_WORK REQUIRED_. Skip all pictures, then print the remaining material exactly.

_GIVEN INFORMATION_.

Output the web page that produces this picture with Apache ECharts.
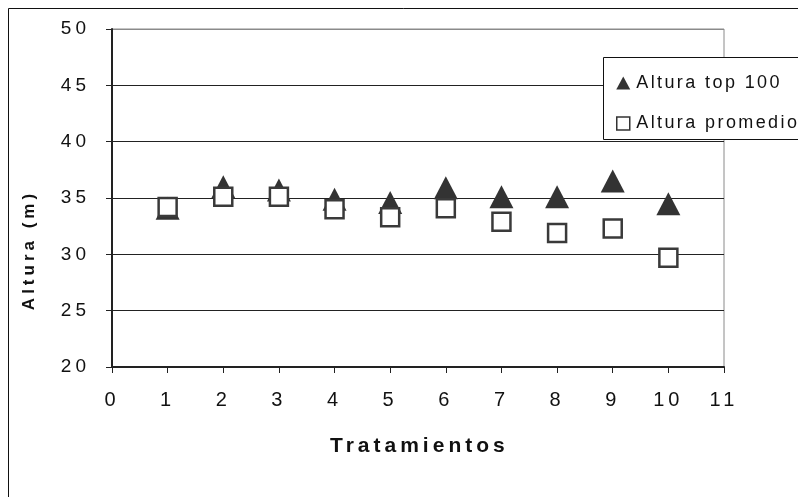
<!DOCTYPE html>
<html>
<head>
<meta charset="utf-8">
<script src="https://cdn.jsdelivr.net/npm/echarts@6/dist/echarts.min.js"></script>
<style>html,body{margin:0;padding:0;background:#fff}#c{width:798px;height:497px}</style>
</head>
<body>
<div id="c"></div>
<script>
const tratamientos = [1, 2, 3, 4, 5, 6, 7, 8, 9, 10];
const alturaTop100 = [34.1, 36.0, 35.7, 34.9, 34.6, 35.9, 35.1, 35.1, 36.5, 34.5];
const alturaPromedio = [34.2, 35.1, 35.1, 34.0, 33.3, 34.1, 32.9, 31.9, 32.3, 29.7];
const xTicks = [0, 11, 1];
const yTicks = [20, 50, 5];
const seriesNames = ['Altura top 100', 'Altura promedio'];
const xTitle = 'Tratamientos';
const yTitle = 'Altura (m)';

// Widen letter spacing of text like in the reference (spaced, narrow lettering)
(function () {
  const proto = CanvasRenderingContext2D.prototype;
  if (!('letterSpacing' in proto)) return;
  const orig = proto.fillText;
  proto.fillText = function (t, x, y, w) {
    const prev = this.letterSpacing;
    const f = this.font || '';
    if (/bold|700/.test(f)) this.letterSpacing = '4px';
    else if (/\b18px/.test(f)) this.letterSpacing = '2.4px';
    const r = (w === undefined) ? orig.call(this, t, x, y) : orig.call(this, t, x, y, w);
    this.letterSpacing = prev;
    return r;
  };
})();

const FONT = '"Liberation Sans", Arial, sans-serif';
const chart = echarts.init(document.getElementById('c'), null, {renderer: 'canvas'});
chart.setOption({
  animation: false,
  backgroundColor: '#fff',
  grid: {left: 112, right: 74, top: 29, bottom: 130, show: true, borderColor: '#8a8a8a', borderWidth: 1, backgroundColor: 'transparent'},
  xAxis: {
    type: 'value', min: xTicks[0], max: xTicks[1], interval: xTicks[2],
    axisLine: {show: true, onZero: false, lineStyle: {color: '#222', width: 2}},
    axisTick: {show: true, length: 6, lineStyle: {color: '#222', width: 1}},
    axisLabel: {color: '#111', fontFamily: FONT, fontSize: 20, margin: 23},
    splitLine: {show: false}
  },
  yAxis: {
    type: 'value', min: yTicks[0], max: yTicks[1], interval: yTicks[2],
    axisLine: {show: true, onZero: false, lineStyle: {color: '#222', width: 2}},
    axisTick: {show: true, length: 6, lineStyle: {color: '#222', width: 1}},
    axisLabel: {color: '#111', fontFamily: FONT, fontSize: 19, margin: 22},
    splitLine: {show: true, lineStyle: {color: ['#222', '#222', '#222', '#222', '#222', '#222', '#8a8a8a'], width: 1}}
  },
  legend: {
    orient: 'vertical', left: 611, top: 69, itemGap: 22.5, itemWidth: 14, itemHeight: 13, z: 10,
    textStyle: {color: '#111', fontFamily: FONT, fontSize: 18, padding: [0, 0, 0, 1]},
    data: [
      {name: seriesNames[0], icon: 'triangle'},
      {name: seriesNames[1], icon: 'path://M0,0L10,0L10,10L0,10Z', itemStyle: {color: '#fff', borderColor: '#333', borderWidth: 1.5}}
    ]
  },
  graphic: [
    {type: 'rect', shape: {x: 8.5, y: 8.5, width: 800, height: 500}, style: {fill: 'none', stroke: '#111', lineWidth: 1}, z: -10},
    {type: 'rect', shape: {x: 603.5, y: 57.5, width: 220, height: 82}, style: {fill: '#fff', stroke: '#111', lineWidth: 1}, z: 3},
    {type: 'text', x: 330, y: 446, style: {text: xTitle, font: 'bold 21px ' + FONT, fill: '#111', textAlign: 'left', textVerticalAlign: 'middle'}},
    {type: 'text', x: 29, y: 250, rotation: Math.PI / 2, style: {text: yTitle, font: 'bold 17px ' + FONT, fill: '#111', textAlign: 'center', textVerticalAlign: 'middle'}}
  ],
  series: [
    {
      name: seriesNames[0], type: 'scatter', symbol: 'triangle', symbolSize: [24, 23],
      itemStyle: {color: '#333', opacity: 1},
      data: tratamientos.map((t, i) => [t, alturaTop100[i]]), z: 2
    },
    {
      name: seriesNames[1], type: 'scatter', symbol: 'rect', symbolSize: 18,
      itemStyle: {color: '#fff', borderColor: '#3a3a3a', borderWidth: 2.5, opacity: 1},
      data: tratamientos.map((t, i) => [t, alturaPromedio[i]]), z: 3
    }
  ]
});
</script>
</body>
</html>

_TASK ANSWER_.
Output the web page that produces this picture with Apache ECharts.
<!DOCTYPE html>
<html>
<head>
<meta charset="utf-8">
<script src="https://cdn.jsdelivr.net/npm/echarts@6/dist/echarts.min.js"></script>
<style>html,body{margin:0;padding:0;background:#fff}#c{width:798px;height:497px}</style>
</head>
<body>
<div id="c"></div>
<script>
const tratamientos = [1, 2, 3, 4, 5, 6, 7, 8, 9, 10];
const alturaTop100 = [34.1, 36.0, 35.7, 34.9, 34.6, 35.9, 35.1, 35.1, 36.5, 34.5];
const alturaPromedio = [34.2, 35.1, 35.1, 34.0, 33.3, 34.1, 32.9, 31.9, 32.3, 29.7];
const xTicks = [0, 11, 1];
const yTicks = [20, 50, 5];
const seriesNames = ['Altura top 100', 'Altura promedio'];
const xTitle = 'Tratamientos';
const yTitle = 'Altura (m)';

// Widen letter spacing of text like in the reference (spaced, narrow lettering)
(function () {
  const proto = CanvasRenderingContext2D.prototype;
  if (!('letterSpacing' in proto)) return;
  const orig = proto.fillText;
  proto.fillText = function (t, x, y, w) {
    const prev = this.letterSpacing;
    const f = this.font || '';
    if (/bold|700/.test(f)) this.letterSpacing = '4px';
    else if (/\b18px/.test(f)) this.letterSpacing = '2.4px';
    const r = (w === undefined) ? orig.call(this, t, x, y) : orig.call(this, t, x, y, w);
    this.letterSpacing = prev;
    return r;
  };
})();

const FONT = '"Liberation Sans", Arial, sans-serif';
const chart = echarts.init(document.getElementById('c'), null, {renderer: 'canvas'});
chart.setOption({
  animation: false,
  backgroundColor: '#fff',
  grid: {left: 112, right: 74, top: 29, bottom: 130, show: true, borderColor: '#8a8a8a', borderWidth: 1, backgroundColor: 'transparent'},
  xAxis: {
    type: 'value', min: xTicks[0], max: xTicks[1], interval: xTicks[2],
    axisLine: {show: true, onZero: false, lineStyle: {color: '#222', width: 2}},
    axisTick: {show: true, length: 6, lineStyle: {color: '#222', width: 1}},
    axisLabel: {color: '#111', fontFamily: FONT, fontSize: 20, margin: 23},
    splitLine: {show: false}
  },
  yAxis: {
    type: 'value', min: yTicks[0], max: yTicks[1], interval: yTicks[2],
    axisLine: {show: true, onZero: false, lineStyle: {color: '#222', width: 2}},
    axisTick: {show: true, length: 6, lineStyle: {color: '#222', width: 1}},
    axisLabel: {color: '#111', fontFamily: FONT, fontSize: 19, margin: 22},
    splitLine: {show: true, lineStyle: {color: ['#222', '#222', '#222', '#222', '#222', '#222', '#8a8a8a'], width: 1}}
  },
  legend: {
    orient: 'vertical', left: 611, top: 69, itemGap: 22.5, itemWidth: 14, itemHeight: 13, z: 10,
    textStyle: {color: '#111', fontFamily: FONT, fontSize: 18, padding: [0, 0, 0, 1]},
    data: [
      {name: seriesNames[0], icon: 'triangle'},
      {name: seriesNames[1], icon: 'path://M0,0L10,0L10,10L0,10Z', itemStyle: {color: '#fff', borderColor: '#333', borderWidth: 1.5}}
    ]
  },
  graphic: [
    {type: 'rect', shape: {x: 8.5, y: 8.5, width: 800, height: 500}, style: {fill: 'none', stroke: '#111', lineWidth: 1}, z: -10},
    {type: 'rect', shape: {x: 603.5, y: 57.5, width: 220, height: 82}, style: {fill: '#fff', stroke: '#111', lineWidth: 1}, z: 3},
    {type: 'text', x: 330, y: 446, style: {text: xTitle, font: 'bold 21px ' + FONT, fill: '#111', textAlign: 'left', textVerticalAlign: 'middle'}},
    {type: 'text', x: 29, y: 250, rotation: Math.PI / 2, style: {text: yTitle, font: 'bold 17px ' + FONT, fill: '#111', textAlign: 'center', textVerticalAlign: 'middle'}}
  ],
  series: [
    {
      name: seriesNames[0], type: 'scatter', symbol: 'triangle', symbolSize: [24, 23],
      itemStyle: {color: '#333', opacity: 1},
      data: tratamientos.map((t, i) => [t, alturaTop100[i]]), z: 2
    },
    {
      name: seriesNames[1], type: 'scatter', symbol: 'rect', symbolSize: 18,
      itemStyle: {color: '#fff', borderColor: '#3a3a3a', borderWidth: 2.5, opacity: 1},
      data: tratamientos.map((t, i) => [t, alturaPromedio[i]]), z: 3
    }
  ]
});
</script>
</body>
</html>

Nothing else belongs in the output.